Sunday, September 28, 2025

“Hardcore Fans Spend More, So Why Is SCI Ignoring Them?”

 





Why Steel City Interactive Avoids Honest Fan Surveys

Introduction

Surveys are one of the most direct tools for developers to gather insight from their player base. In theory, they provide transparency, build trust, and give fans a voice. But in practice—especially in the case of Undisputed—Steel City Interactive (SCI) has every reason to avoid or tightly control them. The issue isn’t just resources, timing, or logistics. It’s about power, pressure from investors, and the risk of exposing truths SCI doesn’t want on record.

Hardcore Fans: The Lifeblood of the Game

If a legitimate, large-scale survey were conducted across platforms, it would likely confirm what many already know:

  • Hardcore fans spend more money. They buy DLC, special editions, and keep investing long after casuals drift away.
  • Hardcore fans stay longer. They create leagues, keep lobbies alive, and build a sense of community around the game.
  • Hardcore fans generate hype. They stream, create videos, write blogs, and rally fanbases that casual players never could.

Investors and publishers would see those numbers and demand that SCI cater to them. Suddenly, authenticity and realism—the very things SCI has brushed off as “too niche”—would become financial imperatives.

Investor and Publisher Pressure

For SCI, that’s dangerous. A survey proving hardcore fans are the backbone of the market would force them into expensive, time-consuming pivots.

  • Features like referees, clinching mechanics, stamina depth, and individualized boxer animations would no longer be optional “nice-to-haves.”
  • Investors could pressure SCI to reallocate budgets, hire new staff, and rebuild systems they’ve already dismissed.
  • Publishers would question SCI’s hybrid/arcade philosophy and demand greater alignment with what surveys prove fans actually want.

In short: a real survey would strip SCI of the ability to claim they’re building “what fans want.”

How SCI Could Steer a Survey

Even if SCI did release a survey, it’s easy to design one that produces the answers they want. Common tactics include:

1. Leading Questions

Framing choices to make realism seem undesirable.

  • “Would you prefer faster-paced action or slower, more technical gameplay?” This implies “technical” equals boring.

2. False Binaries

Forcing players into narrow trade-offs.

  • “Would you rather see more boxers added or referees implemented?” This erases the middle ground—fans who want both.

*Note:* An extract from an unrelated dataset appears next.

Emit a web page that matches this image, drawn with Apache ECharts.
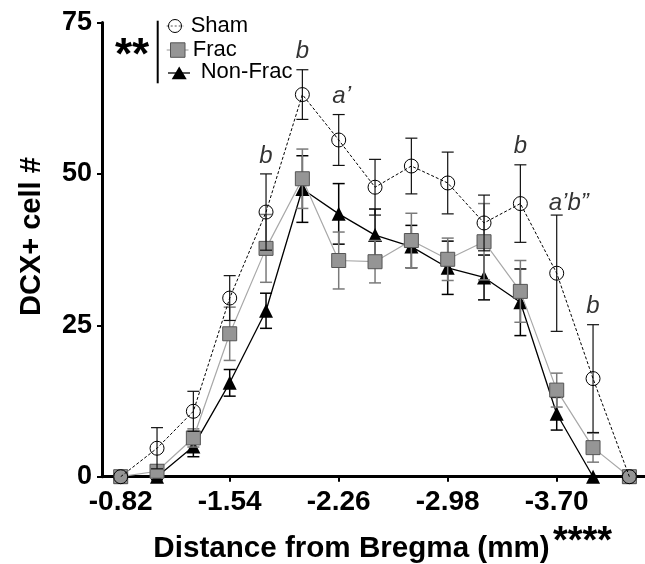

3. Overemphasis on Cosmetics

Highlighting monetizable extras instead of core systems.

  • “Which alternate attire packs would you most like to see?” This pushes players to think about cosmetics, not gameplay.

4. Selective Sampling

Only distributing surveys on channels with a heavy casual base, avoiding hardcore communities on Discord or boxing forums.

5. Framing Authenticity as “Niche”

Using wording like:

  • “Do you think features like referee stoppages and stamina-based clinching are necessary for your enjoyment?” This primes players to dismiss realism as fringe.

6. Withholding or Cherry-Picking Results

Even if authenticity wins, SCI could simply never publish the full data, highlighting stats that fit their narrative instead.

The Core Issue

A genuine, independently conducted survey would validate hardcore fans and force SCI to deliver the authenticity they’ve long resisted. But a steered or carefully framed survey would only serve as a PR shield. That’s why SCI leans toward silence: it’s easier to avoid accountability altogether than risk being forced into a corner by hard data.

Conclusion

SCI’s reluctance to run an honest fan survey isn’t about practicality—it’s about control. The moment data proves hardcore fans are the foundation of Undisputed’s future, SCI’s narrative collapses. Investors and publishers would demand systems be rebuilt, staff be added, and realism restored.

By avoiding surveys, SCI avoids exposure. But in doing so, they also risk alienating the very group capable of carrying their game for years to come. Because when the dust settles, casuals will move on, and only the hardcore will remain—if they haven’t already walked away.